When Loom was released in March of 1990, many hardcore adventure gamers were left nonplussed not only by the game’s short length but also by its simple puzzles and minimalist aesthetic approach in general, so at odds with the aesthetic maximalism that has always defined the games industry as a whole. Computer Gaming World‘s Johnny Wilson, one of the more sophisticated game commentators of the time, did get what Loom was doing, praising its atmosphere of “hope and idealism tainted by realism.” Others, though, didn’t seem quite so sure what to make of an adventure game that so clearly wanted its players to complete it, to the point of including a “practice” mode that would essentially solve all the puzzles for them if they so wished. Likewise, many players just didn’t seem equipped to appreciate Loom‘s lighter, subtler aesthetic touch. Computer Gaming World‘s regular adventure-gaming columnist Scorpia, a traditionalist to the core, said the story “should have been given an epic treatment, not watered down” — a terrible idea if you ask me (if there’s one thing the world of gaming, then or now, doesn’t need, it’s more “epic” stories). “As an adventure game,” she concluded, “it is just too lightweight.” Ken St. Andre, creator of Tunnels & Trolls and co-creator of Wasteland, expressed his unhappiness with the ambiguous ending in Questbusters, the ultimate magazine for the adventuring hardcore:

The story, which begins darkly, ends darkly as well. That’s fine in literature or the movies, and lends a certain artistic integrity to such efforts. In a game, however, it’s neither fair nor right. If I had really been playing Bobbin, not just watching him, I would have done some things differently, which would have netted a different conclusion.

Echoing as they do a similar debate unleashed by the tragic ending of Infocom’s Infidel back in 1983, the persistence of such sentiments must have been depressing for Brian Moriarty and others trying to advance the art of interactive storytelling. St. Andre’s complaint that Loom wouldn’t allow him to “do things differently” — elsewhere in his review he claims that Loom “is not a game” at all — is one that’s been repeated for decades by folks who believe that anything labeled as an interactive story must allow the player complete freedom to approach the plot in her own way and to change its outcome. I belong to the other camp: the camp that believes that letting the player inhabit the role of a character in a relatively fixed overarching narrative can foster engagement and immersion, even in some cases new understanding, by making her feel she is truly walking in someone else’s shoes — something that’s difficult to accomplish in a non-interactive medium.

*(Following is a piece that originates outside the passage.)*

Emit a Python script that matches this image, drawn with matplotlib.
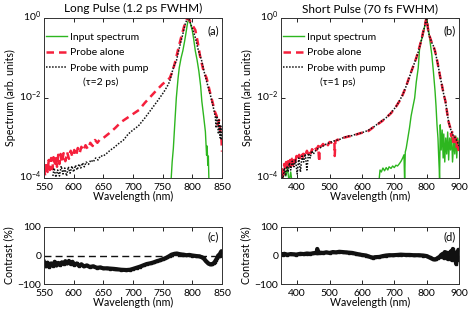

Responses like those of Scorpia and Ken St. Andre hadn’t gone unanticipated within Lucasfilm Games prior to Loom‘s release. On the contrary, there had been some concern about how Loom would be received. Moriarty had countered by noting that there were far, far more people out there who weren’t hardcore gamers like those two, who weren’t possessed of a set of fixed expectations about what an adventure game should be, and that many of these people might actually be better equipped to appreciate Loom‘s delicate aesthetics than the hardcore crowd. But the problem, the nut nobody would ever quite crack, would always be that of reaching this potential alternate customer base. Non-gamers didn’t read the gaming magazines where they might learn about something like Loom, and even Lucasfilm Games wasn’t in a position to launch a major assault on the alternative forms of media they did peruse.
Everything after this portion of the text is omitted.